Notes on Dec 20, 2025

OpenAI Codex now officially supports skills. After a few days of people finding OpenAI was quietly adopting skills1, the announcement came today. The thread on X goes through how skills work in Codex and shows examples on how to install third-party pre-built skills like Linear and Notion.

Two baked-in skills skill-creator and skill-installer are available in Codex, making bootstrapping and installing skills easier. See details in their official documentation.

Codex’s choice of skills location is .codex/skills, joining the war with .claude/skills, .github/skills, and .agents/skills. I really want to see a unification here.

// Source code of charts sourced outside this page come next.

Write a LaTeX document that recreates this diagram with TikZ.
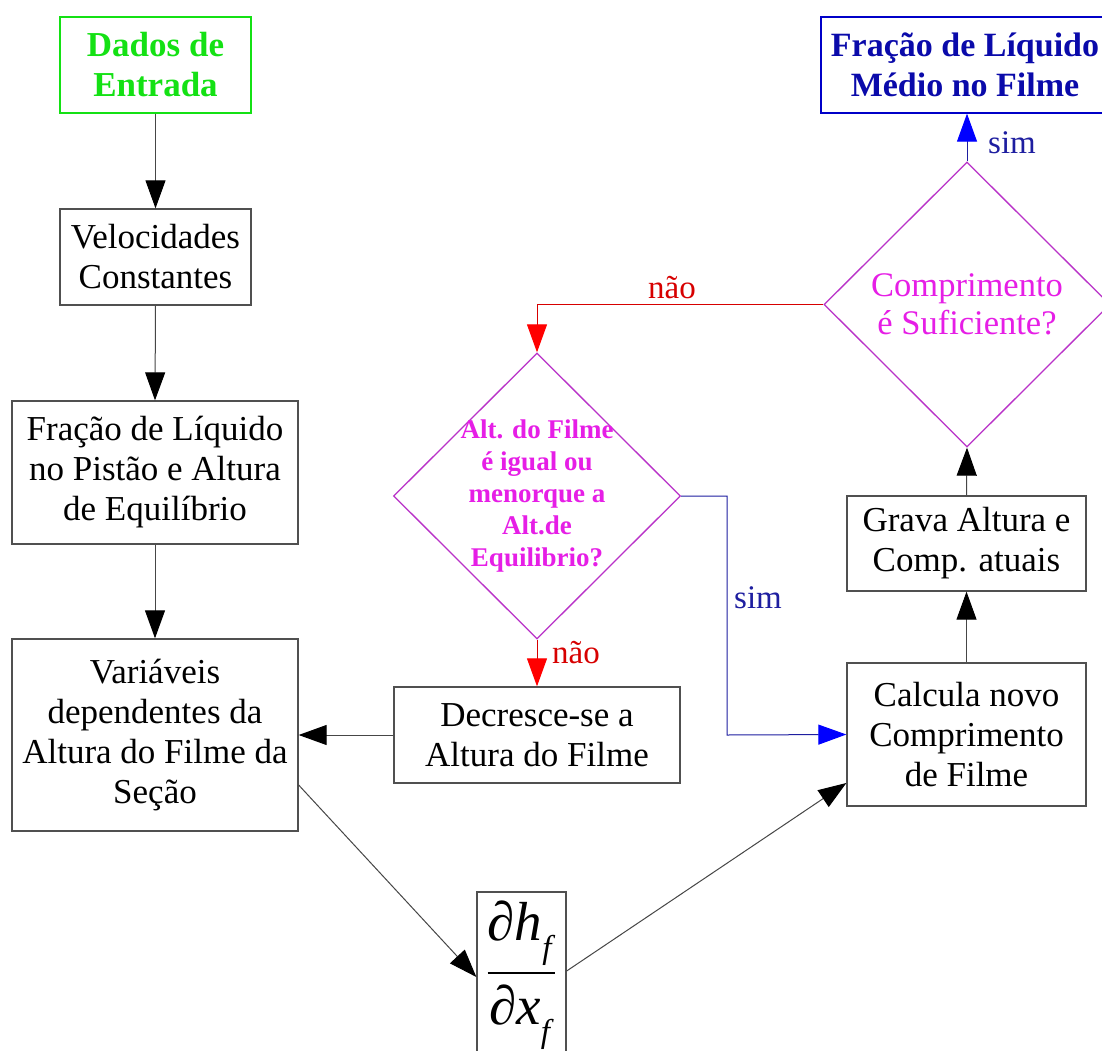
\documentclass[tikz,border=0pt]{standalone}
\usepackage{graphicx}
\usepackage{fontspec}
\setmainfont{Liberation Serif}
\usetikzlibrary{arrows.meta,shapes.geometric,calc}
\definecolor{boxgray}{RGB}{80,80,80}
\definecolor{linegray}{RGB}{70,70,70}
\definecolor{ingreen}{RGB}{20,225,20}
\definecolor{outblue}{RGB}{0,0,200}
\definecolor{outtext}{RGB}{10,10,170}
\definecolor{diamc}{RGB}{185,50,200}
\definecolor{diamtext}{RGB}{230,30,230}
\definecolor{nored}{RGB}{215,0,0}
\definecolor{simblue}{RGB}{30,30,160}
\begin{document}
\begin{tikzpicture}[x=1pt,y=-1pt,
  box/.style={draw=boxgray,line width=1.3pt,fill=white,align=center,inner sep=0pt,
    font=\fontsize{35}{40}\selectfont},
  diam/.style={diamond,draw=diamc,line width=1.3pt,inner sep=0pt,aspect=1},
  conn/.style={draw=linegray,line width=1pt,-{Triangle[length=28pt,width=20pt,color=black]}},
  redconn/.style={draw=nored,line width=1pt,-{Triangle[length=28pt,width=20pt,color=red]}},
  blueconn/.style={draw=simblue,line width=1pt,-{Triangle[length=28pt,width=20pt,color=blue]}},
  lab/.style={inner sep=0pt,font=\fontsize{33}{36}\selectfont}
]
\useasboundingbox (0,0) rectangle (1102,1051);
\clip (0,0) rectangle (1102,1051);
\fill[white] (0,0) rectangle (1102,1051);

% boxes
\node[box,draw=ingreen,text=ingreen,font=\fontsize{35}{40}\selectfont\bfseries,
  minimum width=191pt,minimum height=96pt] (dados) at (155.5,65) {Dados de\\Entrada};
\node[box,minimum width=191pt,minimum height=96pt] (velo) at (155.5,257) {Velocidades\\Constantes};
\node[box,minimum width=286pt,minimum height=143pt] (fracao) at (155,472.5)
  {Fração de Líquido\\no Pistão e Altura\\de Equilíbrio};
\node[box,minimum width=286pt,minimum height=192pt] (vari) at (155,735)
  {Variáveis\\dependentes da\\Altura do Filme da\\Seção};
\node[box,minimum width=286pt,minimum height=96pt] (decr) at (537,735)
  {Decresce-se a\\Altura do Filme};
\node[box,minimum width=239pt,minimum height=95pt] (grava) at (966.5,543.5)
  {Grava Altura e\\Comp. atuais};
\node[box,minimum width=239pt,minimum height=143pt] (calc) at (966.5,734.5)
  {Calcula novo\\Comprimento\\de Filme};
\node[box,draw=outblue,text=outtext,font=\fontsize{34}{40}\selectfont\bfseries,
  minimum width=288pt,minimum height=96pt] (saida) at (965,65)
  {Fração de Líquido\\Médio no Filme};
\node[box,minimum width=89pt,minimum height=166pt] (frac) at (521.5,975)
  {\scalebox{5.5}{\fontsize{10}{12}\selectfont$\displaystyle\frac{\hbox{∂\textit{h}\raisebox{-0.32em}{\fontsize{6}{6}\selectfont\textit{f}}}}{\hbox{∂\textit{x}\raisebox{-0.32em}{\fontsize{6}{6}\selectfont\textit{f}}}}$}};

% diamonds
\node[diam,minimum width=287pt,minimum height=286pt] (q1) at (537,496) {};
\node[align=center,text=diamtext,inner sep=0pt,font=\fontsize{27}{32}\selectfont\bfseries] (q1t) at (q1.center)
  {Alt. do Filme\\é igual ou\\menorque a\\Alt.de\\Equilibrio?};
\node[diam,minimum width=286pt,minimum height=285pt] (q2) at (967,304.5) {};
\node[align=center,text=diamtext,inner sep=0pt,font=\fontsize{34.5}{38}\selectfont] (q2t) at (q2.center)
  {Comprimento\\é Suficiente?};

% connectors
\draw[conn] (dados.south) -- (velo.north);
\draw[conn] (velo.south) -- (fracao.north);
\draw[conn] (fracao.south) -- (vari.north);
\draw[conn] (decr.west) -- (vari.east);
\draw[conn] (calc.north) -- (grava.south);
\draw[conn] (grava.north) -- (q2.south);
\draw[conn] ([yshift=-50pt]vari.east) -- ([yshift=-2pt]frac.west);
\draw[conn] ([yshift=4pt]frac.east) -- ([yshift=-48.5pt]calc.west);
\draw[redconn] (q1.south) -- (decr.north);
\draw[redconn] (q2.west) -| (q1.north);
\draw[blueconn] (q1.east) -- (727,496) -- (727,735) -- (calc.west);
\draw[blueconn] (q2.north) -- (q2.north |- saida.south);

% labels
\node[lab,text=nored] (nao1) at (576,653) {não};
\node[lab,text=nored] (nao2) at (672,288) {não};
\node[lab,text=simblue] (sim1) at (758,598) {sim};
\node[lab,text=simblue] (sim2) at (1012,143) {sim};
\end{tikzpicture}
\end{document}
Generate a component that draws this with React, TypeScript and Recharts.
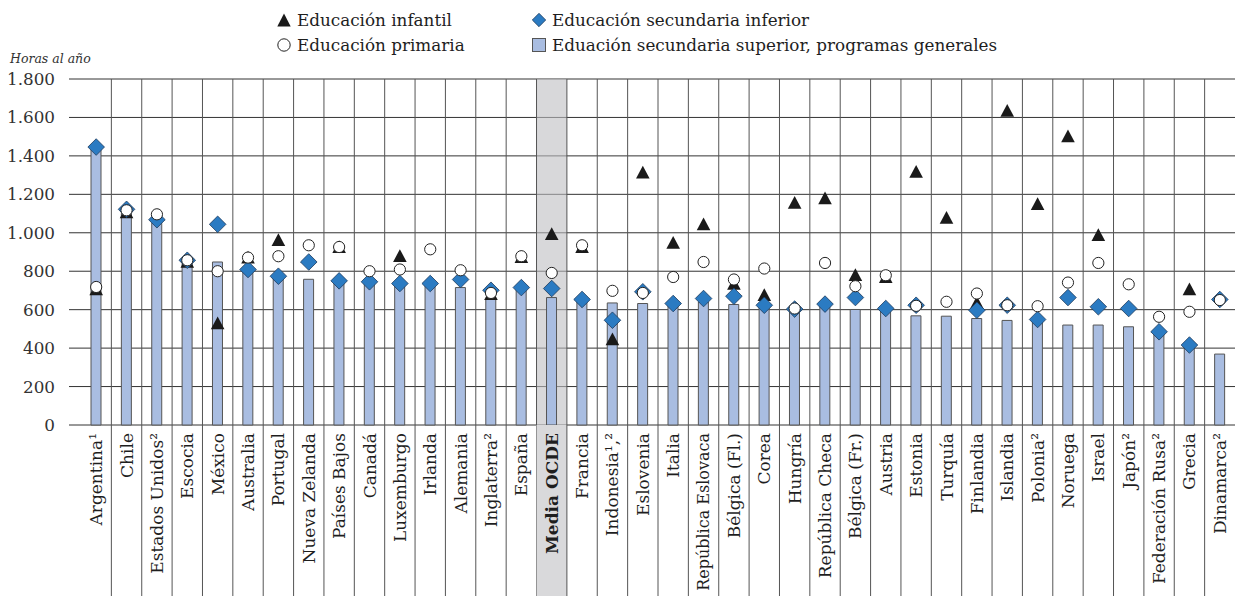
import React from 'react';
import { ComposedChart, Bar, Line, XAxis, YAxis, CartesianGrid, ReferenceArea } from 'recharts';

const countries = [
  'Argentina¹', 'Chile', 'Estados Unidos²', 'Escocia', 'México', 'Australia', 'Portugal',
  'Nueva Zelanda', 'Países Bajos', 'Canadá', 'Luxemburgo', 'Irlanda', 'Alemania', 'Inglaterra²',
  'España', 'Media OCDE', 'Francia', 'Indonesia¹,²', 'Eslovenia', 'Italia', 'República Eslovaca',
  'Bélgica (Fl.)', 'Corea', 'Hungría', 'República Checa', 'Bélgica (Fr.)', 'Austria', 'Estonia',
  'Turquía', 'Finlandia', 'Islandia', 'Polonia²', 'Noruega', 'Israel', 'Japón²', 'Federación Rusa²',
  'Grecia', 'Dinamarca²',
];

// Educación infantil (triángulos)
const infantil = [
  705, 1105, null, 848, 528, 870, 961, null, 925, null, 878, null, null, 680,
  873, 992, 925, 445, 1312, 947, 1043, 733, 675, 1155, 1178, 779, 769, 1316,
  1077, 635, 1633, 1148, 1501, 987, null, null, 705, null,
];

// Educación primaria (círculos)
const primaria = [
  718, 1117, 1096, 857, 800, 871, 878, 935, 926, 800, 809, 914, 805, 687,
  878, 791, 935, 698, 687, 770, 848, 757, 814, 606, 843, 722, 779, 620,
  641, 684, 623, 618, 741, 843, 732, 563, 589, 650,
];

// Educación secundaria inferior (rombos)
const inferior = [
  1446, 1122, 1068, 857, 1044, 809, 774, 848, 750, 745, 736, 736, 757, 701,
  715, 710, 653, 545, 693, 632, 658, 670, 623, 603, 629, 663, 606, 623,
  null, 597, 623, 549, 663, 615, 606, 485, 416, 653,
];

// Educación secundaria superior, programas generales (barras)
const superior = [
  1440, 1100, 1050, 840, 848, 800, 770, 758, 740, 740, 730, 730, 715, 653,
  710, 663, 645, 635, 632, 625, 640, 627, 615, 600, 620, 601, 600, 568,
  566, 554, 544, 545, 520, 520, 511, 475, 405, 369,
];

const yTicks = [0, 200, 400, 600, 800, 1000, 1200, 1400, 1600, 1800];

const data = countries.map((name, i) => ({
  name,
  infantil: infantil[i],
  primaria: primaria[i],
  inferior: inferior[i],
  superior: superior[i],
}));

const FONT = '"DejaVu Serif", serif';
const PLOT_TOP = 79;
const CHART_W = 1235;
const CHART_H = 596;
const AXIS_Y = 425;
const HIGHLIGHT = 'Media OCDE';

const fmt = (v: number) =>
  v >= 1000 ? `${Math.floor(v / 1000)}.${String(v % 1000).padStart(3, '0')}` : String(v);

function CategoryTick(props: any) {
  const { x, payload, index } = props;
  const half = payload?.offset || 15.2;
  const label = String(payload.value);
  const isMedia = label === HIGHLIGHT;
  const y0 = 433;
  // the longest name would run past the bottom edge otherwise
  const size = label.length > 17 ? 16 : 17;
  return (
    <g>
      {isMedia && (
        <rect x={x - half} y={AXIS_Y} width={half * 2} height={CHART_H - AXIS_Y} fill="#d9d9db" />
      )}
      {index < countries.length - 1 && (
        <line x1={x + half} x2={x + half} y1={PLOT_TOP} y2={CHART_H} stroke="#555" strokeWidth={1} />
      )}
      <text
        x={x}
        y={y0}
        transform={`rotate(-90, ${x}, ${y0})`}
        textAnchor="end"
        dominantBaseline="central"
        fontFamily={FONT}
        fontSize={size}
        fontWeight={isMedia ? 'bold' : 'normal'}
        fill="#1e1e1e"
      >
        {label}
      </text>
    </g>
  );
}

const triangle = (p: any) => {
  const { cx, cy, value, index } = p;
  if (value == null || cy == null) return <g key={`t${index}`} />;
  return (
    <polygon
      key={`t${index}`}
      points={`${cx},${cy - 7} ${cx + 6.8},${cy + 5.7} ${cx - 6.8},${cy + 5.7}`}
      fill="#1a1a1a"
    />
  );
};

const circle = (p: any) => {
  const { cx, cy, value, index } = p;
  if (value == null || cy == null) return <g key={`c${index}`} />;
  return <circle key={`c${index}`} cx={cx} cy={cy} r={5.6} fill="#fff" stroke="#222" strokeWidth={1} />;
};

const diamond = (p: any) => {
  const { cx, cy, value, index } = p;
  if (value == null || cy == null) return <g key={`d${index}`} />;
  return (
    <polygon
      key={`d${index}`}
      points={`${cx},${cy - 8.3} ${cx + 8.3},${cy} ${cx},${cy + 8.3} ${cx - 8.3},${cy}`}
      fill="#2b7bc2"
      stroke="#1d3a5c"
      strokeWidth={0.8}
    />
  );
};

function LegendItem({ icon, label, x, y }: { icon: React.ReactNode; label: string; x: number; y: number }) {
  return (
    <div style={{ position: 'absolute', left: x, top: y, display: 'flex', alignItems: 'center', whiteSpace: 'nowrap' }}>
      <svg width={16} height={16} style={{ marginRight: 5 }}>
        {icon}
      </svg>
      <span style={{ fontFamily: FONT, fontSize: 16.8, color: '#1e1e1e' }}>{label}</span>
    </div>
  );
}

export default function App() {
  return (
    <div style={{ position: 'absolute', left: 0, top: 0, width: CHART_W, height: CHART_H, background: '#fff', overflow: 'hidden' }}>
      <LegendItem x={276} y={10} label="Educación infantil" icon={<polygon points="8,1.5 14.7,14.5 1.3,14.5" fill="#1a1a1a" />} />
      <LegendItem x={276} y={35} label="Educación primaria" icon={<circle cx={8} cy={8} r={6.2} fill="#fff" stroke="#222" />} />
      <LegendItem x={531} y={10} label="Educación secundaria inferior" icon={<polygon points="8,1.3 14.7,8 8,14.7 1.3,8" fill="#2b7bc2" stroke="#1d3a5c" strokeWidth={0.8} />} />
      <LegendItem x={531} y={35} label="Eduación secundaria superior, programas generales" icon={<rect x={1.5} y={1.5} width={13} height={13} fill="#a9bde1" stroke="#555" />} />
      <div style={{ position: 'absolute', left: 10, top: 51, fontFamily: FONT, fontStyle: 'italic', fontSize: 12.5, color: '#333' }}>
        Horas al año
      </div>
      <ComposedChart
        width={CHART_W}
        height={CHART_H}
        data={data}
        margin={{ top: PLOT_TOP, right: 0, bottom: 0, left: 0 }}
        barCategoryGap={0}
      >
        <ReferenceArea x1={HIGHLIGHT} x2={HIGHLIGHT} fill="#bebec1" fillOpacity={0.6} stroke="none" />
        <CartesianGrid vertical={false} stroke="#333" strokeWidth={1} />
        <XAxis
          dataKey="name"
          type="category"
          interval={0}
          height={CHART_H - AXIS_Y}
          padding={{ left: 12, right: 0 }}
          axisLine={false}
          tickLine={false}
          tick={<CategoryTick />}
        />
        <YAxis
          width={69}
          domain={[0, 1800]}
          ticks={yTicks}
          interval={0}
          axisLine={false}
          tickLine={false}
          tickFormatter={fmt}
          tick={{ fontFamily: FONT, fontSize: 16.8, fill: '#333' }}
          tickMargin={8}
        />
        <Bar dataKey="superior" barSize={10} fill="#a9bde1" stroke="#555" strokeWidth={1} isAnimationActive={false} />
        <Line dataKey="infantil" stroke="none" dot={triangle} activeDot={false} isAnimationActive={false} />
        <Line dataKey="inferior" stroke="none" dot={diamond} activeDot={false} isAnimationActive={false} />
        <Line dataKey="primaria" stroke="none" dot={circle} activeDot={false} isAnimationActive={false} />
      </ComposedChart>
    </div>
  );
}
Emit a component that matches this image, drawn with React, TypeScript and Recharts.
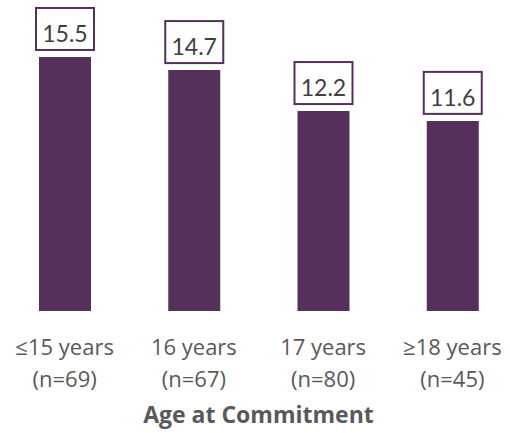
import { BarChart, Bar, XAxis, YAxis, LabelList } from "recharts"

const categories = ["≤15 years", "16 years", "17 years", "≥18 years"]
const sampleSizes = ["(n=69)", "(n=67)", "(n=80)", "(n=45)"]
const values = [15.5, 14.7, 12.2, 11.6]

const data = categories.map((age, i) => ({ age, n: sampleSizes[i], value: values[i] }))

const purple = "#54305a"
const textGray = "#595959"
const font = "'Open Sans', sans-serif"
const labelFont = "Lato, sans-serif"

function AgeTick(props: any) {
  const { x, y, payload, index } = props
  return (
    <text x={x} y={y} textAnchor="middle" fill={textGray} fontSize={22} fontFamily={font}>
      <tspan x={x} dy={36}>{payload.value}</tspan>
      <tspan x={x} dy={32}>{sampleSizes[index]}</tspan>
    </text>
  )
}

function BoxLabel(props: any) {
  const { x, y, width, value } = props
  const cx = x + width / 2
  const boxW = 58
  const boxH = 42
  const bottom = y - 7
  return (
    <g>
      <rect x={cx - boxW / 2} y={bottom - boxH} width={boxW} height={boxH} fill="#fff" stroke={purple} strokeWidth={2} />
      <text x={cx} y={bottom - 8} textAnchor="middle" fill="#404040" fontSize={23} fontFamily={labelFont}>
        {value.toFixed(1)}
      </text>
    </g>
  )
}

export default function App() {
  return (
    <div style={{ position: "absolute", left: 0, top: 0, width: 510, height: 433, overflow: "hidden" }}>
      <BarChart width={518} height={433} data={data} margin={{ top: 16, right: 1, bottom: 0, left: 0 }} barCategoryGap="30%">
        <XAxis
          dataKey="age"
          axisLine={false}
          tickLine={false}
          height={122}
          interval={0}
          tick={<AgeTick />}
          label={{ value: "Age at Commitment", position: "insideBottom", offset: 10, fill: textGray, fontSize: 23, fontWeight: 700, fontFamily: font }}
        />
        <YAxis hide domain={[0, 18]} />
        <Bar dataKey="value" fill={purple} barSize={52} isAnimationActive={false}>
          <LabelList dataKey="value" content={<BoxLabel />} />
        </Bar>
      </BarChart>
    </div>
  )
}
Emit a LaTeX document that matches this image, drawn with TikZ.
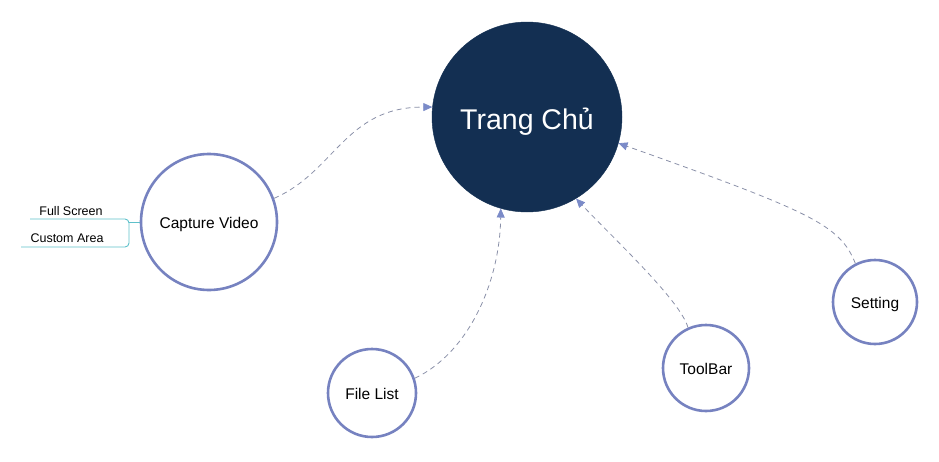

  1. Simon Willison’s blog: OpenAI are quietly adopting skills, now available in ChatGPT and Codex CLI

#4 Link Dec 20, 2025

AI Transparency Statement1. More and more content on the internet is generated by AI these days, and there’s a new word slop to describe the wave of unwanted, unreviewed, and low-value AI-generated content. It’s so alarming that people are starting to be paranoid about the quality of the content they see online, even obviously handcrafted and curated ones.

One of the indicators is the em dashes (—). Since AI-generated content often includes em dashes, they become a signal, and a warning: you might be reading AI-generated content.

It’s usually not true. But the paranoia runs so deep that some writers like Armin Ronacher now publish statements to defend their work.

As for me, I guarantee that all content here is written by me, though I do use AI tools to help review and refine my writing (like this one), and it’s me who does the thinking and makes the final decision. That’s an appropriate way to use AI as an editing tool, in my opinion. Maybe I should write a similar statement for this website too — and maybe every content creator should do the same.